_Exercise objective_: Set down, exactly as written, the lines from the top of the data to the line that holds "const yTicks = [0, 20, 40, 60, 80, 100];", and omit the pictures.

------

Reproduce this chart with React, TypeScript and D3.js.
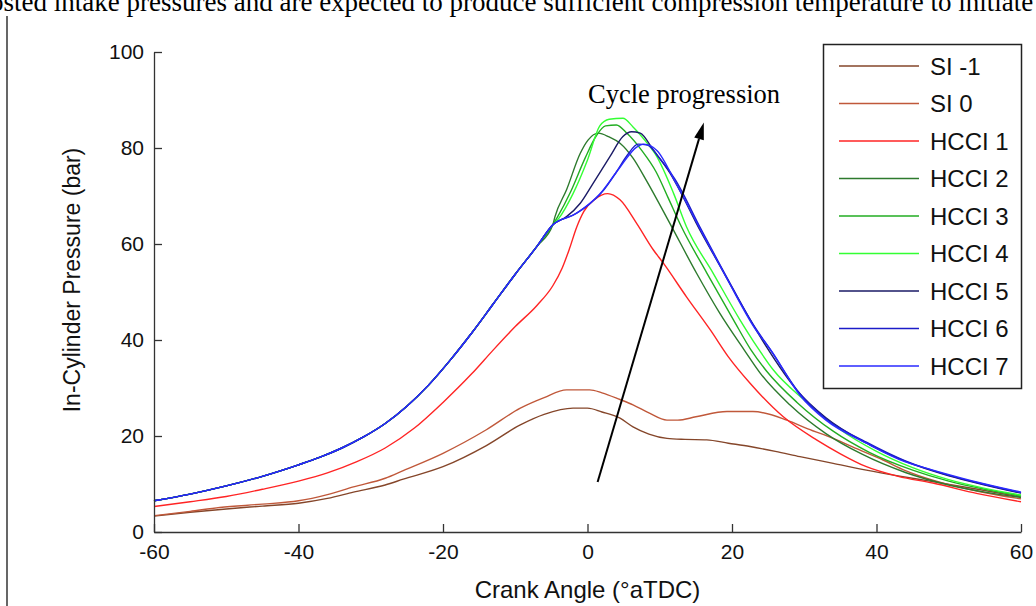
import * as d3 from 'd3';
import React, { ReactElement, useEffect, useRef } from 'react';

const WIDTH = 1036;
const HEIGHT = 606;
const PLOT = { left: 154, right: 1021, top: 52, bottom: 532 };
const SANS = '"Liberation Sans", Arial, sans-serif';
const SERIF = '"Liberation Serif", "Times New Roman", serif';

const xTicks = [-60, -40, -20, 0, 20, 40, 60];
const yTicks = [0, 20, 40, 60, 80, 100];

// crank angle (deg aTDC), pressure (bar)
const siMinus1 = [
  [-60, 3.3], [-55, 4.1], [-50, 4.8], [-45, 5.4], [-40, 6.0], [-36, 7.0], [-32.4, 8.3],
  [-28, 9.8], [-25.5, 11], [-20, 13.6], [-14, 18], [-9.3, 22.3], [-6, 24.5], [-2, 25.8],
  [0, 25.8], [2, 25], [4.5, 23.7], [6.3, 21.9], [8.5, 20.4], [11, 19.5], [13.5, 19.3],
  [16.5, 19.2], [19.5, 18.5], [22.5, 17.8], [26, 16.8], [29.4, 15.7], [34, 14.3],
  [38.6, 12.9], [43, 11.7], [47.8, 10.5], [54, 8.9], [60, 7.3],
];
const si0 = [
  [-60, 3.4], [-55, 4.3], [-50.9, 5.1], [-45, 5.8], [-40, 6.5], [-36, 7.8], [-32.4, 9.4],
  [-28, 11.2], [-25.5, 12.8], [-20, 16.4], [-14, 21.3], [-9.3, 25.8], [-6, 28], [-2.9, 29.6],
  [0.3, 29.6], [2, 29], [4.5, 27.6], [6.3, 26.5], [8.5, 24.8], [11, 23.3], [12.5, 23.3],
  [15, 24], [19.3, 25.1], [22.9, 25.1], [27.6, 23.3], [30.5, 21.5], [34, 19.5], [37.5, 17.2],
  [40.9, 15], [44, 12.8], [47.8, 10.8], [54, 8.5], [60, 6.9],
];
const hcci1 = [
  [-60, 5.3], [-55, 6.3], [-50, 7.4], [-45, 8.9], [-40, 10.6], [-36, 12.3], [-32, 14.6],
  [-28, 17.5], [-24, 21.6], [-20, 27], [-16, 33], [-13, 38], [-10, 42.8], [-7, 47.2],
  [-4.8, 51.3], [-3.5, 55], [-2.5, 59], [-1.5, 63.5], [-0.5, 66.8],
  [1, 69.3], [2.8, 70.5], [4.5, 69.2], [6.8, 64.3], [9.1, 58.8], [10.5, 56], [13.7, 49],
  [17, 42.1], [19.5, 36.5], [22.5, 31], [27.1, 24], [31.7, 19.2], [35, 16.3], [38.6, 13.6],
  [43, 11.6], [47.8, 10.2], [54, 8], [60, 6.3],
];

// shared compression stroke of HCCI 2-7, up to the point where they split
const compression = [
  [-60, 6.5], [-55, 7.9], [-50, 9.6], [-45, 11.6], [-40, 14.0], [-37, 15.6], [-34, 17.5],
  [-31, 19.8], [-28, 22.6], [-25, 26.2], [-22, 30.6], [-19, 35.8], [-16, 41.5], [-13, 47.6],
  [-10, 53.7], [-7, 59.5], [-4.8, 64],
];
const hcci2Tail = [
  [-4.5, 65.7], [-2.9, 71.3], [-1, 78.9], [0.1, 81.7], [1.5, 83.1], [3, 82.3], [4.5, 81],
  [6.3, 77.9], [8.2, 73.1], [11.4, 64.3], [15.1, 53.9], [18.3, 45.6], [21.7, 37.9],
  [23.9, 33.1], [28, 26.5], [33, 20.5], [38, 16.2], [44, 12.4], [50, 9.8], [55, 8.3], [60, 7.2],
];
const hcci3Tail = [
  [-4.2, 65.5], [-2.3, 71], [-0.3, 78], [1.2, 82.5], [2.5, 84.6], [4, 84.8], [5.5, 83],
  [7.5, 79.5], [9.5, 75], [11.2, 69.5], [13, 63.6], [16.5, 54], [20.2, 44.2], [22.6, 38],
  [24.8, 33.5], [29, 27], [34, 21], [39, 16.6], [45, 12.9], [50, 10.6], [55, 8.9], [60, 7.5],
];
const hcci4Tail = [
  [-4, 65.3], [-2, 70.5], [0, 77.5], [1.7, 84.6], [3, 86], [4.9, 86.2], [6.3, 84.4],
  [8, 81.5], [9.6, 78.2], [11.9, 70.6], [13.7, 63.6], [17.4, 53.9], [21.1, 44.2],
  [23.5, 38.5], [25.7, 33.8], [30, 27.5], [35, 21.3], [40, 16.8], [45, 13.4], [50, 10.9],
  [55, 9.1], [60, 7.7],
];
const hcci5Tail = [
  [-2.9, 65.7], [-1, 68.5], [0.8, 72.7], [3.1, 78.2], [4.9, 82.4], [6.1, 83.4], [7.3, 83.1],
  [9.1, 79.6], [11.4, 74.8], [13, 70.5], [15, 64.5], [18.8, 54.2], [22.4, 44.5], [24.8, 38.5],
  [29, 29.5], [33, 23.8], [38.5, 18.6], [44, 14.7], [50, 11.7], [55, 9.8], [60, 8.1],
];
const hcci6Tail = [
  [-2, 66], [0, 68], [2, 70.8], [4, 75], [5.5, 78.5], [7, 80.8], [8.3, 80.6], [10, 77.8],
  [12.1, 73.5], [15.6, 63.4], [19.3, 53], [22.9, 43.3], [25.4, 37.8], [29.4, 28.8], [33, 23.6],
  [38.6, 18.7], [44, 14.8], [50, 11.8], [55, 9.9], [60, 8.2],
];
const hcci7Tail = [
  [-1.5, 66.4], [1.7, 70.4], [4.5, 76], [6.8, 80.2], [7.8, 80.8], [9.6, 79.5], [12.3, 72.5],
  [15.7, 62.8], [19.4, 52.5], [23, 42.8], [25.5, 37.6], [29.4, 28.5], [33, 23.3], [38.6, 18.5],
  [44, 14.6], [47.8, 12.9], [55, 10], [60, 8.3],
];

const seriesNames = ['SI -1', 'SI 0', 'HCCI 1', 'HCCI 2', 'HCCI 3', 'HCCI 4', 'HCCI 5', 'HCCI 6', 'HCCI 7'];
const seriesColors = ['#85462a', '#c0583a', '#ff2424', '#2d7a2d', '#22ad22', '#33ff33', '#1a1a66', '#1c1cc8', '#2a2aff'];
const seriesData = [
  siMinus1,
  si0,
  hcci1,
  compression.concat(hcci2Tail),
  compression.concat(hcci3Tail),
  compression.concat(hcci4Tail),
  compression.concat(hcci5Tail),
  compression.concat(hcci6Tail),
  compression.concat(hcci7Tail),
];

// annotation arrow in data coordinates: tail, tip
const arrowTail = [1.4, 10.4];
const arrowTip = [16.1, 85.3];

const Chart = (): ReactElement => {
  const ref = useRef(null);

  useEffect(() => {
    const svg = d3
      .select(ref.current)
      .append('svg')
      .attr('width', WIDTH)
      .attr('height', HEIGHT)
      .style('position', 'absolute')
      .style('left', 0)
      .style('top', 0)
      .style('background', '#fff');

    const x = d3.scaleLinear().domain([-60, 60]).range([PLOT.left, PLOT.right]);
    const y = d3.scaleLinear().domain([0, 100]).range([PLOT.bottom, PLOT.top]);

    // clipped line of the surrounding document
    svg
      .append('text')
      .attr('x', -10)
      .attr('y', 11)
      .attr('font-family', SERIF)
      .attr('font-size', 27)
      .attr('fill', '#000')
      .text('osted intake pressures and are expected to produce sufficient compression temperature to initiate');
    svg
      .append('line')
      .attr('x1', 7)
      .attr('x2', 7)
      .attr('y1', 16)
      .attr('y2', HEIGHT)
      .attr('stroke', '#000')
      .attr('stroke-width', 1.2);

    const line = d3
      .line()
      .x((d) => x(d[0]))
      .y((d) => y(d[1]))
      .curve(d3.curveMonotoneX);

    svg
      .append('g')
      .selectAll('path')
      .data(seriesData)
      .enter()
      .append('path')
      .attr('d', (d) => line(d))
      .attr('fill', 'none')
      .attr('stroke', (d, i) => seriesColors[i])
      .attr('stroke-width', 1.4);

    // axes, ticks point inward
    const fmt = (d) => String(d);
    const xAxis = svg
      .append('g')
      .attr('transform', `translate(0,${PLOT.bottom})`)
      .call(d3.axisBottom(x).tickValues(xTicks).tickFormat(fmt).tickSizeInner(-8).tickSizeOuter(0).tickPadding(12));
    const yAxis = svg
      .append('g')
      .attr('transform', `translate(${PLOT.left},0)`)
      .call(d3.axisLeft(y).tickValues(yTicks).tickFormat(fmt).tickSizeInner(-8).tickSizeOuter(0).tickPadding(10));

    [xAxis, yAxis].forEach((g) => {
      g.attr('font-family', SANS).attr('font-size', 21);
      g.selectAll('path, line').attr('stroke', '#333').attr('stroke-width', 1.3);
      g.selectAll('text').attr('fill', '#111');
    });

    svg
      .append('text')
      .attr('x', (PLOT.left + PLOT.right) / 2)
      .attr('y', 598)
      .attr('text-anchor', 'middle')
      .attr('font-family', SANS)
      .attr('font-size', 24)
      .attr('fill', '#111')
      .text('Crank Angle (°aTDC)');
    svg
      .append('text')
      .attr('transform', `translate(80,280) rotate(-90)`)
      .attr('text-anchor', 'middle')
      .attr('font-family', SANS)
      .attr('font-size', 23)
      .attr('fill', '#111')
      .text('In-Cylinder Pressure (bar)');

    // annotation
    const tx = x(arrowTail[0]);
    const ty = y(arrowTail[1]);
    const hx = x(arrowTip[0]);
    const hy = y(arrowTip[1]);
    const ang = Math.atan2(hy - ty, hx - tx);
    const headLen = 17;
    const headW = 5;
    const bx = hx - headLen * Math.cos(ang);
    const by = hy - headLen * Math.sin(ang);
    svg
      .append('line')
      .attr('x1', tx)
      .attr('y1', ty)
      .attr('x2', bx)
      .attr('y2', by)
      .attr('stroke', '#000')
      .attr('stroke-width', 2);
    svg
      .append('path')
      .attr(
        'd',
        `M${hx},${hy}L${bx + headW * Math.sin(ang)},${by - headW * Math.cos(ang)}L${bx - headW * Math.sin(ang)},${by + headW * Math.cos(ang)}Z`,
      )
      .attr('fill', '#000');
    svg
      .append('text')
      .attr('x', 588)
      .attr('y', 103)
      .attr('font-family', SERIF)
      .attr('font-size', 26.5)
      .attr('fill', '#000')
      .text('Cycle progression');

    // legend
    const legend = svg.append('g');
    legend
      .append('rect')
      .attr('x', 823.5)
      .attr('y', 44.5)
      .attr('width', 198)
      .attr('height', 344)
      .attr('fill', '#fff')
      .attr('stroke', '#222')
      .attr('stroke-width', 1.5);
    const rows = legend
      .selectAll('g.row')
      .data(seriesNames)
      .enter()
      .append('g')
      .attr('class', 'row')
      .attr('transform', (d, i) => `translate(0,${66 + i * 37.5})`);
    rows
      .append('line')
      .attr('x1', 839)
      .attr('x2', 919)
      .attr('stroke', (d, i) => seriesColors[i])
      .attr('stroke-width', 1.5);
    rows
      .append('text')
      .attr('x', 930)
      .attr('dy', '0.36em')
      .attr('font-family', SANS)
      .attr('font-size', 24)
      .attr('fill', '#111')
      .text((d) => d);

    return () => {
      d3.select(ref.current).selectAll('svg').remove();
    };
  }, []);

  return <div ref={ref}></div>;
};

export default function App(): ReactElement {
  return <Chart />;
}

------

_Answer to this exercise_:
Reproduce this chart with React, TypeScript and D3.js.
import * as d3 from 'd3';
import React, { ReactElement, useEffect, useRef } from 'react';

const WIDTH = 1036;
const HEIGHT = 606;
const PLOT = { left: 154, right: 1021, top: 52, bottom: 532 };
const SANS = '"Liberation Sans", Arial, sans-serif';
const SERIF = '"Liberation Serif", "Times New Roman", serif';

const xTicks = [-60, -40, -20, 0, 20, 40, 60];
const yTicks = [0, 20, 40, 60, 80, 100];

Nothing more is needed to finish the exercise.